== What is asked ==
Below are entries. Copy exactly the lines running from the line that holds "Output the Python" to the line that holds "verw, freund, nachbar]", with both ends included.

== Extracted entries ==

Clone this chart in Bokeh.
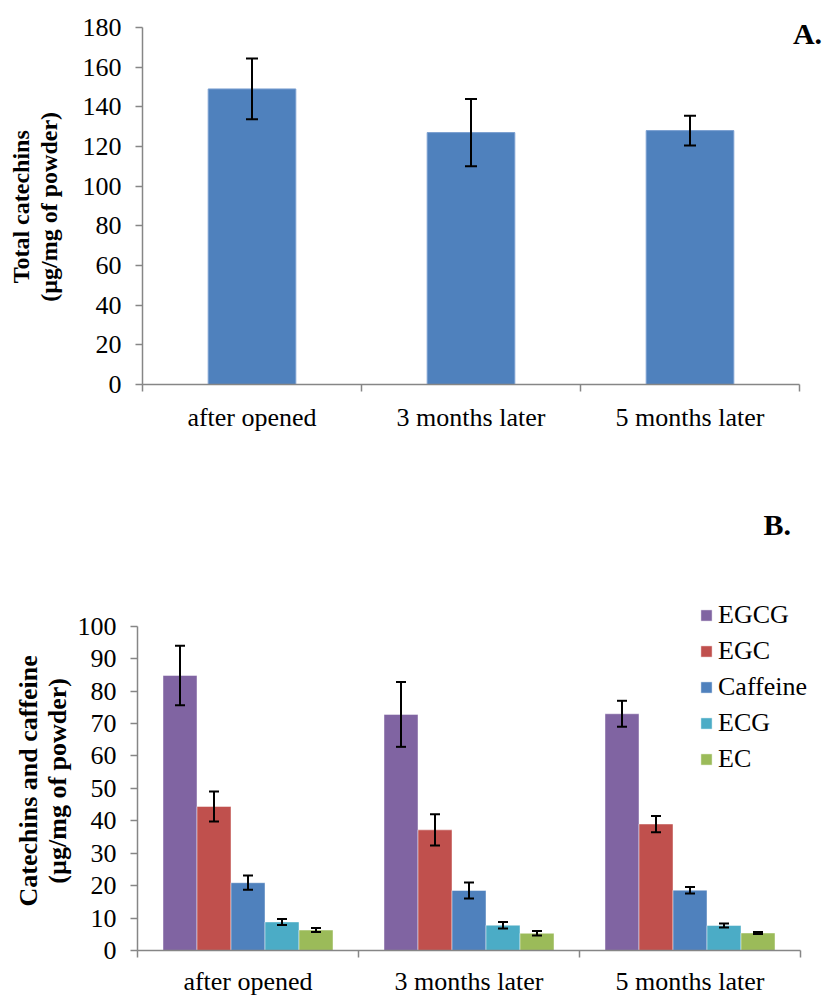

...

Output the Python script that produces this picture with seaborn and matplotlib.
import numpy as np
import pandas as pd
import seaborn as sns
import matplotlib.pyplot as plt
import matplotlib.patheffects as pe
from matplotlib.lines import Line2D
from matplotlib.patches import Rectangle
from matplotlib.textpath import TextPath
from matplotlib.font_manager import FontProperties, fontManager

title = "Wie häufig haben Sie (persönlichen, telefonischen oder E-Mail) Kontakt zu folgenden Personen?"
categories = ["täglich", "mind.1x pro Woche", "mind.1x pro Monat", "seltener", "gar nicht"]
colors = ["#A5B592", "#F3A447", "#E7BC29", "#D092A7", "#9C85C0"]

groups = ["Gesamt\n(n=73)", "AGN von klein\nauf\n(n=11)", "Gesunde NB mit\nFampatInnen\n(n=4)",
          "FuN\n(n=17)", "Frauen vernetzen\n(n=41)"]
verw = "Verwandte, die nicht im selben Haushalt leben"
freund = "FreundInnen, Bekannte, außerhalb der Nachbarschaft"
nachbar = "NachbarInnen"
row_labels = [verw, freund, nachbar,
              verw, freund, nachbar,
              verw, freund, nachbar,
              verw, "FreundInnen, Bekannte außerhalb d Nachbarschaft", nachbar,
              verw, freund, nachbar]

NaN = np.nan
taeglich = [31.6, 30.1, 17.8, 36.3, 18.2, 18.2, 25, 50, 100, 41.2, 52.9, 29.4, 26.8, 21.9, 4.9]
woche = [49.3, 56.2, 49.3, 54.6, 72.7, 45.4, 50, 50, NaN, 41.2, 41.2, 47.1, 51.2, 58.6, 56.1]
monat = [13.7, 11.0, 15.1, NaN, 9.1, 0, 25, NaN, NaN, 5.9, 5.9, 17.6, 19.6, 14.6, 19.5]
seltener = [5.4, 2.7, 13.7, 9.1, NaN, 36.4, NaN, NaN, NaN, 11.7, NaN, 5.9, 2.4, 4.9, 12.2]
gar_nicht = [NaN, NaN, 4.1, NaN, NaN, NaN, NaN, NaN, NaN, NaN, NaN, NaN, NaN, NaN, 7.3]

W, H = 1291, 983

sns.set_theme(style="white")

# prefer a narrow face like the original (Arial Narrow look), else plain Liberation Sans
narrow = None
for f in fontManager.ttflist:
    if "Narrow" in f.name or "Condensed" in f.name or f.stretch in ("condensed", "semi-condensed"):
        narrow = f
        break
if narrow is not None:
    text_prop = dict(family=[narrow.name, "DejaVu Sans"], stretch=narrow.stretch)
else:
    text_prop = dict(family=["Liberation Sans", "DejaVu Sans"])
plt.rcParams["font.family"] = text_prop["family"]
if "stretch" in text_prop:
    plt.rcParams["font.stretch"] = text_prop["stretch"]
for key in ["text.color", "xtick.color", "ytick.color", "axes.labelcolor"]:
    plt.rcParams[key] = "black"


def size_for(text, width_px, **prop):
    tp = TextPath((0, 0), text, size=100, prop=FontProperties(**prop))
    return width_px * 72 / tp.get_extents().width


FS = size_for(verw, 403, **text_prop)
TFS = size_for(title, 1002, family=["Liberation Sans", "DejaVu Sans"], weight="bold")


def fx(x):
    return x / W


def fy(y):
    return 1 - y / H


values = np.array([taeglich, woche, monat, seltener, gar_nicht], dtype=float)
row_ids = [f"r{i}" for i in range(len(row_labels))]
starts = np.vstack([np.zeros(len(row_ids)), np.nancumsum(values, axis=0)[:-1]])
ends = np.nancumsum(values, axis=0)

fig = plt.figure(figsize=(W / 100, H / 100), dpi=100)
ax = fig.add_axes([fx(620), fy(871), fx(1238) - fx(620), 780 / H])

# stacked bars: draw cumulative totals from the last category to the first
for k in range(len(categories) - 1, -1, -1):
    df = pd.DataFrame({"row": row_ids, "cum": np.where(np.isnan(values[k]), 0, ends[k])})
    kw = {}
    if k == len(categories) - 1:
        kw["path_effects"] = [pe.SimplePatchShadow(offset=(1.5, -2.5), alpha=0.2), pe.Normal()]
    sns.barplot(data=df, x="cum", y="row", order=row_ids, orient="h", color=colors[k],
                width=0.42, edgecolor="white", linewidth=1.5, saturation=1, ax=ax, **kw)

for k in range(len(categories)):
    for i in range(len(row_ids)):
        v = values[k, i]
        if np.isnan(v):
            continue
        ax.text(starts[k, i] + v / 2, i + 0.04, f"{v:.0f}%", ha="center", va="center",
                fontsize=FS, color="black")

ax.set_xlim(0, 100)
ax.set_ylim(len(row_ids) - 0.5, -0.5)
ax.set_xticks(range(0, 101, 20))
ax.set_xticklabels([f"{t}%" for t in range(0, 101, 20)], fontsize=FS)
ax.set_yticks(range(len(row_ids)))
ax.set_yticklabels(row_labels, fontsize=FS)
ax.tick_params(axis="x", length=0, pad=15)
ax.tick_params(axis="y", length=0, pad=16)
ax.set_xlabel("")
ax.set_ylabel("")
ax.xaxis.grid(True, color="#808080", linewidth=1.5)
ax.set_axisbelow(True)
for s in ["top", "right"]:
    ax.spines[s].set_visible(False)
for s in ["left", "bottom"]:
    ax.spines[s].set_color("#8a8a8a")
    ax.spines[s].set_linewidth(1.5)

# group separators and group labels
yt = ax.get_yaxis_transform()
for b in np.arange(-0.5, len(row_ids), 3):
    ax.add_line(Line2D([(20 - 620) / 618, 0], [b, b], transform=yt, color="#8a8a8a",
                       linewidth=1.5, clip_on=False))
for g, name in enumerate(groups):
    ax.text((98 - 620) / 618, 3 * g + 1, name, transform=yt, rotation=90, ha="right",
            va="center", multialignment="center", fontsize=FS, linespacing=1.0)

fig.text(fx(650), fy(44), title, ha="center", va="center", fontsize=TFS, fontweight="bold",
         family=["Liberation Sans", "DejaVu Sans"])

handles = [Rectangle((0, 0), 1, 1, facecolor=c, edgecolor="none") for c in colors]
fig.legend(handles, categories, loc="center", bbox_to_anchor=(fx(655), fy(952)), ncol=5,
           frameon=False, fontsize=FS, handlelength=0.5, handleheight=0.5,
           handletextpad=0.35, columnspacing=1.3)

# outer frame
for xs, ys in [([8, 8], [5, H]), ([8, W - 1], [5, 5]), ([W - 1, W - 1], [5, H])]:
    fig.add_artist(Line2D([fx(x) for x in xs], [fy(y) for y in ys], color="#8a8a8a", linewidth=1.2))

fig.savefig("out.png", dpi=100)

---

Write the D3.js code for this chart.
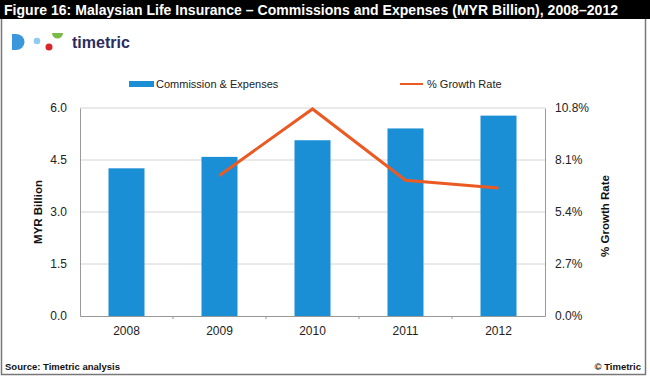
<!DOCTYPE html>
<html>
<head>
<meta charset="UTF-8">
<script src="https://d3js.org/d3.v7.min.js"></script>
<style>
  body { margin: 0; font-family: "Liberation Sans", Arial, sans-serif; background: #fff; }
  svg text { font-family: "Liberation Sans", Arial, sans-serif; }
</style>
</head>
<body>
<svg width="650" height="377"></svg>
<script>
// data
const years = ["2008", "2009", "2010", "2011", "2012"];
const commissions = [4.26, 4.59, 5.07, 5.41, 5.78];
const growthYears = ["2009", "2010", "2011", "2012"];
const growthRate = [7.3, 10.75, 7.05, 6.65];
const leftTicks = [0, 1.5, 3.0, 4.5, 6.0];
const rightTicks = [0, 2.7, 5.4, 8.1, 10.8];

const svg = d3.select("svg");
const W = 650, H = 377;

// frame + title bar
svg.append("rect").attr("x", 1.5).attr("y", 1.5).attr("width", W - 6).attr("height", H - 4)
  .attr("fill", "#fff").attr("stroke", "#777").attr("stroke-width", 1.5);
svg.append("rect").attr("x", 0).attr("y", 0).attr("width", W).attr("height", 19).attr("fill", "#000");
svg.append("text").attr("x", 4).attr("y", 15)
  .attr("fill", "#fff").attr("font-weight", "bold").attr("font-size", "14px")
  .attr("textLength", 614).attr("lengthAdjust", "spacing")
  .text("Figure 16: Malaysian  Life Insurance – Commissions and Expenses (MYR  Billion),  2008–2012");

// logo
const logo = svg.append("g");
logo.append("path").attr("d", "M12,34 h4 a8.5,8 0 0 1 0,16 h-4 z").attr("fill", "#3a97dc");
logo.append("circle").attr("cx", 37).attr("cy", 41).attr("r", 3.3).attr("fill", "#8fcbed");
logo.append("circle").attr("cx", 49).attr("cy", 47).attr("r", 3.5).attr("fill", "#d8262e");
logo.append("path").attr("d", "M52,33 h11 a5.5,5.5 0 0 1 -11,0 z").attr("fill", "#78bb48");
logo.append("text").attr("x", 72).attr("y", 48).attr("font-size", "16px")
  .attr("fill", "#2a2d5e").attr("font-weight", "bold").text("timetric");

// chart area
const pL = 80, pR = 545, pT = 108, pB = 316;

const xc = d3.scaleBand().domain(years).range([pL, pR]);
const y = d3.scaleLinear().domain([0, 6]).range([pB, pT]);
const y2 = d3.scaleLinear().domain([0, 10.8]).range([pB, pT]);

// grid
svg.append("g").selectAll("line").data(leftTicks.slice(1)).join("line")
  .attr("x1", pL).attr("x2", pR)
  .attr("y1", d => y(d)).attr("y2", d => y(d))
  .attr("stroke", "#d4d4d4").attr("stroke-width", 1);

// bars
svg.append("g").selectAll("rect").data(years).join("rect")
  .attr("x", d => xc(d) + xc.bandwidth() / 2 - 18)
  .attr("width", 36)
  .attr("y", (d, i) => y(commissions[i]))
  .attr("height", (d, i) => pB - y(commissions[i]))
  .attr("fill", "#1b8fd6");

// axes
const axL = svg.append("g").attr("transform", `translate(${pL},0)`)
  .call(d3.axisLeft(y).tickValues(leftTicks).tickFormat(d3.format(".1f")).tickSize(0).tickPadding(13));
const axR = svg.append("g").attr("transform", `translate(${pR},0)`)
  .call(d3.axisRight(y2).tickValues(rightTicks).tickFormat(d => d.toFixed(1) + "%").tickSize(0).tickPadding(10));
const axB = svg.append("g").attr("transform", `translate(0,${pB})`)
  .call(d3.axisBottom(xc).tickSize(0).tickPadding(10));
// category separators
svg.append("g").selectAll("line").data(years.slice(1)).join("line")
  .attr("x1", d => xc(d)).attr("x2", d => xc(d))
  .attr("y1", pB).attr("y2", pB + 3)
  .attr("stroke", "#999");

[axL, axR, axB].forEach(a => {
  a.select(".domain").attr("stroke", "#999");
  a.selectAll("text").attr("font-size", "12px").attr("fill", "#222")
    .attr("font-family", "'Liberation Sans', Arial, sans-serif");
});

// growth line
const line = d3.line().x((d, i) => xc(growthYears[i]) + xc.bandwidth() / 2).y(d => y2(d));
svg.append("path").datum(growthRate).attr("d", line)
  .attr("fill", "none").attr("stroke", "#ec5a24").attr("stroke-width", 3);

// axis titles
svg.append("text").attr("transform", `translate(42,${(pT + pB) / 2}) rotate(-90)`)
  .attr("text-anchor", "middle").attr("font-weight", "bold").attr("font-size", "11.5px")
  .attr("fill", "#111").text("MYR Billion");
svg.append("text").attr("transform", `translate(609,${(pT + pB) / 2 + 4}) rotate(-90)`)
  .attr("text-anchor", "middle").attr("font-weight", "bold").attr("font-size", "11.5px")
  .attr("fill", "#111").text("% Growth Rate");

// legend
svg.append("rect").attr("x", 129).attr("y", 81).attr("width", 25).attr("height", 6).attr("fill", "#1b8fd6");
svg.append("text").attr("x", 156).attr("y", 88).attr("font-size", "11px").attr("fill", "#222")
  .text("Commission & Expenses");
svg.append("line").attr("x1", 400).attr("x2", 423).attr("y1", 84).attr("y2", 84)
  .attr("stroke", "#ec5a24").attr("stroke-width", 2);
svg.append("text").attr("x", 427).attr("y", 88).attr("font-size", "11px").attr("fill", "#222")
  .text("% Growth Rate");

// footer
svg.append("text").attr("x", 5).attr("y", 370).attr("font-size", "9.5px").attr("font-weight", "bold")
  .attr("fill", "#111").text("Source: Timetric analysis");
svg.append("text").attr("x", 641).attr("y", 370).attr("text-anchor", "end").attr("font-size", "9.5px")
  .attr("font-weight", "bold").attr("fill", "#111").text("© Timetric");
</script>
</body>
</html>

== Result of the task ==
Output the Python script that produces this picture with seaborn and matplotlib.
import numpy as np
import pandas as pd
import seaborn as sns
import matplotlib.pyplot as plt
import matplotlib.patheffects as pe
from matplotlib.lines import Line2D
from matplotlib.patches import Rectangle
from matplotlib.textpath import TextPath
from matplotlib.font_manager import FontProperties, fontManager

title = "Wie häufig haben Sie (persönlichen, telefonischen oder E-Mail) Kontakt zu folgenden Personen?"
categories = ["täglich", "mind.1x pro Woche", "mind.1x pro Monat", "seltener", "gar nicht"]
colors = ["#A5B592", "#F3A447", "#E7BC29", "#D092A7", "#9C85C0"]

groups = ["Gesamt\n(n=73)", "AGN von klein\nauf\n(n=11)", "Gesunde NB mit\nFampatInnen\n(n=4)",
          "FuN\n(n=17)", "Frauen vernetzen\n(n=41)"]
verw = "Verwandte, die nicht im selben Haushalt leben"
freund = "FreundInnen, Bekannte, außerhalb der Nachbarschaft"
nachbar = "NachbarInnen"
row_labels = [verw, freund, nachbar,
              verw, freund, nachbar,
              verw, freund, nachbar,
              verw, "FreundInnen, Bekannte außerhalb d Nachbarschaft", nachbar,
              verw, freund, nachbar]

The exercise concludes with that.